Upscale AI's approach appears to be developing both specialized network interface cards (NICs) and the software stack to manage them. This mirrors the strategy of companies like NVIDIA, which acquired Mellanox to integrate high-speed networking directly into its AI systems, but with a focus on multi-vendor environments. The startup's technology likely includes features like remote direct memory access (RDMA) optimized for AI traffic, congestion control algorithms that don't drop packets during training, and topology-aware routing that understands the physical layout of GPU clusters.

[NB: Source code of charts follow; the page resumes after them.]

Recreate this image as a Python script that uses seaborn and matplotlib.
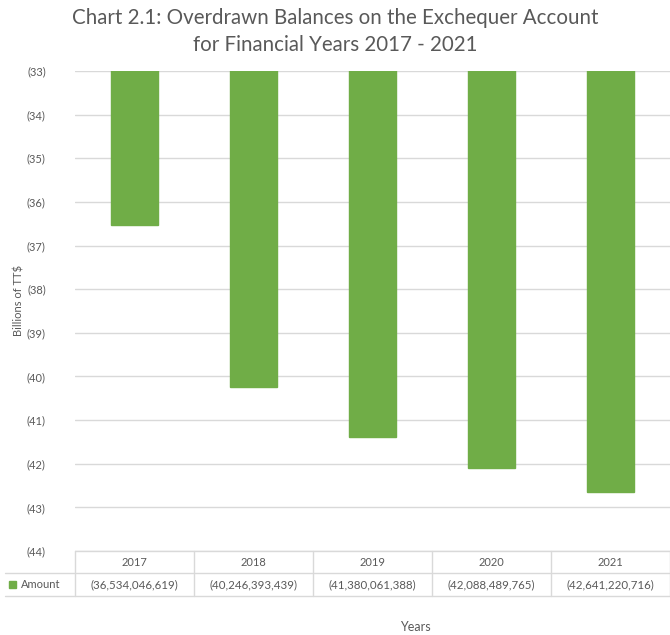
import matplotlib
matplotlib.use("Agg")
import matplotlib.pyplot as plt
import matplotlib.transforms as mtransforms
import seaborn as sns
import pandas as pd

years = ["2017", "2018", "2019", "2020", "2021"]
amounts = [-36534046619, -40246393439, -41380061388, -42088489765, -42641220716]
amount_labels = ["(36,534,046,619)", "(40,246,393,439)", "(41,380,061,388)",
                 "(42,088,489,765)", "(42,641,220,716)"]
yticks = list(range(-44, -32))

sns.set_theme(style="white")
plt.rcParams['font.family'] = ['Lato', 'DejaVu Sans']

df = pd.DataFrame({"Year": years, "Amount": [a / 1e9 for a in amounts]})

W, H = 670, 635
fig = plt.figure(figsize=(W / 100, H / 100), dpi=100)
ax = fig.add_axes([75 / W, 1 - 551 / H, (670 - 75) / W, (551 - 71) / H])

green = "#70AD47"
grid = "#D9D9D9"
txt = "#595959"

sns.barplot(data=df, x="Year", y="Amount", color=green, width=0.4, ax=ax,
            saturation=1, edgecolor=green)
ax.set_ylim(-44, -33)
ax.set_xlim(-0.5, 4.5)
ax.set_yticks(yticks)
ax.set_yticklabels([f"({abs(t)})" for t in yticks], color=txt, fontsize=8)
ax.tick_params(axis="y", length=0, pad=21)
ax.set_xticks([])
ax.set_xlabel("")
ax.set_ylabel("")
for s in ax.spines.values():
    s.set_visible(False)
ax.set_axisbelow(True)
ax.yaxis.grid(True, color=grid, linewidth=1)

# Title
fig.text(335 / W, 1 - 18 / H,
         "Chart 2.1: Overdrawn Balances on the Exchequer Account",
         ha="center", va="center", fontsize=14.8, color=txt)
fig.text(335 / W, 1 - 45 / H,
         "for Financial Years 2017 - 2021",
         ha="center", va="center", fontsize=14.8, color=txt)

fig.text(19 / W, 1 - 300 / H, "Billions of TT$", rotation=90, ha="center",
         va="center", fontsize=8, color=txt)
fig.text(415 / W, 1 - 627 / H, "Years", ha="center", va="center",
         fontsize=9, color=txt)

# Data table
trans = mtransforms.blended_transform_factory(ax.transData, fig.transFigure)
y_top = 1 - 551 / H
y_mid = 1 - 573 / H
y_bot = 1 - 596 / H
lw = 1
ax.plot([-0.5, 4.5], [y_top, y_top], transform=trans, color=grid, lw=lw, clip_on=False)
fig.add_artist(plt.Line2D([5 / W, 1], [y_mid, y_mid], color=grid, lw=lw))
fig.add_artist(plt.Line2D([5 / W, 1], [y_bot, y_bot], color=grid, lw=lw))
for i in range(len(years) + 1):
    ax.plot([i - 0.5, i - 0.5], [y_bot, y_top], transform=trans, color=grid,
            lw=lw, clip_on=False)
for i, (yr, lab) in enumerate(zip(years, amount_labels)):
    ax.text(i, (y_top + y_mid) / 2, yr, transform=trans, ha="center", va="center",
            fontsize=8, color=txt)
    ax.text(i, (y_mid + y_bot) / 2, lab, transform=trans, ha="center", va="center",
            fontsize=8.3, color=txt)
fig.add_artist(plt.Rectangle((9 / W, (y_mid + y_bot) / 2 - 3.5 / H), 7 / W, 7 / H,
                             color=green, transform=fig.transFigure))
fig.text(21 / W, (y_mid + y_bot) / 2, "Amount", ha="left", va="center",
         fontsize=8, color=txt)

fig.savefig("out.png", dpi=100, facecolor="white")
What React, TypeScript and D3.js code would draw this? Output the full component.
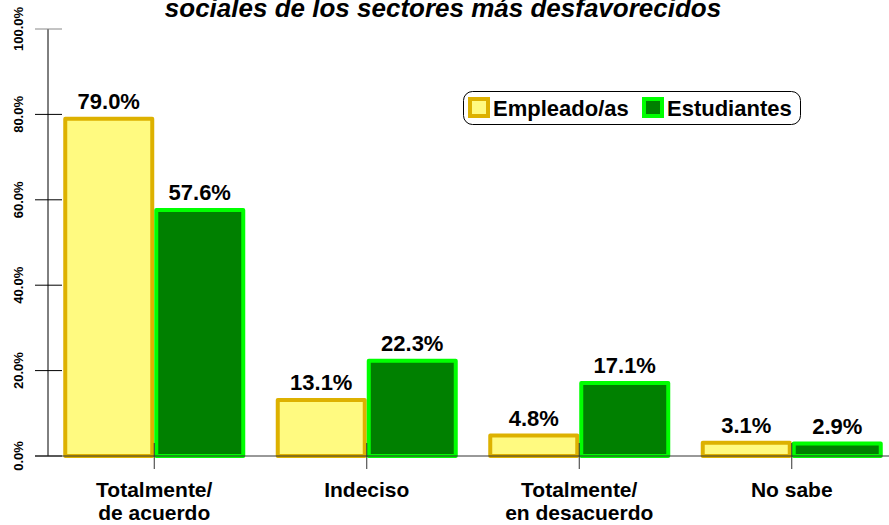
import React, { useEffect, useRef } from 'react';
import * as d3 from 'd3';

const categories = [['Totalmente/', 'de acuerdo'], ['Indeciso'], ['Totalmente/', 'en desacuerdo'], ['No sabe']];
const empleados = [79.0, 13.1, 4.8, 3.1];
const estudiantes = [57.6, 22.3, 17.1, 2.9];
const yTicks = [0, 20, 40, 60, 80, 100];
const seriesNames = ['Empleado/as', 'Estudiantes'];

const W = 889;
const H = 525;
const font = '"Liberation Sans", Arial, sans-serif';

export default function App() {
  const svgRef = useRef<SVGSVGElement>(null);

  useEffect(() => {
    const svg = d3.select(svgRef.current);
    svg.selectAll('*').remove();

    const x = d3.scaleBand<number>().domain(d3.range(categories.length)).range([48, 898]);
    const y = d3.scaleLinear().domain([0, 100]).range([456, 29]);
    const barW = 91;

    // titulo (primera linea fuera de la imagen)
    svg.append('text')
      .attr('x', 443).attr('y', 17)
      .attr('text-anchor', 'middle')
      .attr('font-family', font).attr('font-weight', 'bold').attr('font-style', 'italic')
      .attr('font-size', 26)
      .text('sociales de los sectores más desfavorecidos');

    // eje y
    svg.append('line').attr('x1', 48).attr('x2', 48).attr('y1', y(100)).attr('y2', y(0))
      .attr('stroke', '#000').attr('stroke-width', 1);
    const yt = svg.append('g');
    yTicks.forEach(t => {
      yt.append('line').attr('x1', 35).attr('x2', 62).attr('y1', y(t)).attr('y2', y(t))
        .attr('stroke', t === 100 ? '#888' : '#000').attr('stroke-width', 1);
      yt.append('text')
        .attr('transform', `translate(22.5,${y(t)}) rotate(-90)`)
        .attr('text-anchor', 'middle')
        .attr('font-family', font).attr('font-weight', 'bold').attr('font-size', 13)
        .text(d3.format('.1f')(t) + '%');
    });

    const g = svg.append('g');
    const series = [
      { vals: empleados, fill: '#FFFA80', stroke: '#DDB100', off: -barW },
      { vals: estudiantes, fill: '#008000', stroke: '#00FF00', off: 0 },
    ];
    series.forEach(s => {
      s.vals.forEach((v, i) => {
        const cx = x(i)! + x.bandwidth() / 2;
        g.append('rect')
          .attr('x', cx + s.off + 2).attr('y', y(v))
          .attr('width', barW - 4).attr('height', y(0) - y(v))
          .attr('fill', s.fill).attr('stroke', s.stroke).attr('stroke-width', 4)
          .attr('stroke-linejoin', 'round');
      });
    });
    series.forEach(s => {
      s.vals.forEach((v, i) => {
        const cx = x(i)! + x.bandwidth() / 2;
        g.append('text')
          .attr('x', cx + s.off + barW / 2).attr('y', y(v) - 10)
          .attr('text-anchor', 'middle')
          .attr('font-family', font).attr('font-weight', 'bold').attr('font-size', 22)
          .text(d3.format('.1f')(v) + '%');
      });
    });

    // linea base
    svg.append('line').attr('x1', 35).attr('x2', W).attr('y1', y(0)).attr('y2', y(0))
      .attr('stroke', '#333').attr('stroke-width', 1);

    categories.forEach((c, i) => {
      const cx = x(i)! + x.bandwidth() / 2;
      svg.append('line').attr('x1', cx).attr('x2', cx).attr('y1', 443).attr('y2', 469)
        .attr('stroke', '#333').attr('stroke-width', 1);
      const t = svg.append('text')
        .attr('text-anchor', 'middle')
        .attr('font-family', font).attr('font-weight', 'bold').attr('font-size', 21);
      c.forEach((line, j) => {
        t.append('tspan').attr('x', cx).attr('y', 497 + j * 23).text(line);
      });
    });

    // leyenda
    const lg = svg.append('g');
    lg.append('rect').attr('x', 463.5).attr('y', 91.5).attr('width', 337).attr('height', 33)
      .attr('rx', 9).attr('fill', '#fff').attr('stroke', '#000').attr('stroke-width', 1);
    const items = [
      { x: 468, fill: '#FFFA80', stroke: '#DDB100' },
      { x: 642, fill: '#008000', stroke: '#00FF00' },
    ];
    items.forEach((it, k) => {
      lg.append('rect').attr('x', it.x + 2).attr('y', 99).attr('width', 18).attr('height', 17)
        .attr('fill', it.fill).attr('stroke', it.stroke).attr('stroke-width', 4);
      lg.append('text').attr('x', it.x + 25).attr('y', 116)
        .attr('font-family', font).attr('font-weight', 'bold').attr('font-size', 22)
        .text(seriesNames[k]);
    });
  }, []);

  return (
    <svg ref={svgRef} width={W} height={H}
      style={{ position: 'absolute', left: 0, top: 0, background: '#fff' }} />
  );
}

The funding round's timing is significant. AI infrastructure spending is accelerating across the industry, with companies like Meta, Microsoft, and Amazon investing billions in custom silicon and data center designs. Networking has become a critical choke point; during AI training runs, network latency can increase total training time by 30-50% if not properly optimized.

Cisco, the incumbent that Upscale AI explicitly names as competition, has been moving to address this market through acquisitions and internal development. However, the company's traditional business model—selling general-purpose networking equipment to enterprise IT departments—may not align with the specialized needs of AI cloud providers and research institutions.

Upscale AI's $200 million raise will likely fund continued hardware development and customer deployments. The company has not publicly disclosed which customers are testing its technology, but the pattern in this sector typically involves pilot programs with large cloud providers or AI research labs before broader commercial availability.

The startup's rapid valuation increase—from an unknown amount in its previous round to $1 billion now—reflects investor appetite for infrastructure plays in the AI stack. While much attention has focused on model development and GPU supply, the supporting technologies that make these systems efficient are increasingly recognized as critical differentiators.

However, the networking market for AI remains unproven at scale. While specialized hardware can offer performance improvements, the cost and complexity of deploying new networking equipment may limit adoption to organizations with the most demanding workloads. The success of Upscale AI will likely depend on demonstrating not just performance gains, but also cost-effectiveness and compatibility with existing AI infrastructure.

The company's next steps will be watched closely by both competitors and potential customers. If Upscale AI can deliver meaningful improvements in AI cluster efficiency, it could establish a new category of networking equipment. If not, it may become another cautionary tale of a startup that misjudged the market's readiness for specialized infrastructure.

For now, the $200 million investment provides Upscale AI with the resources to find out.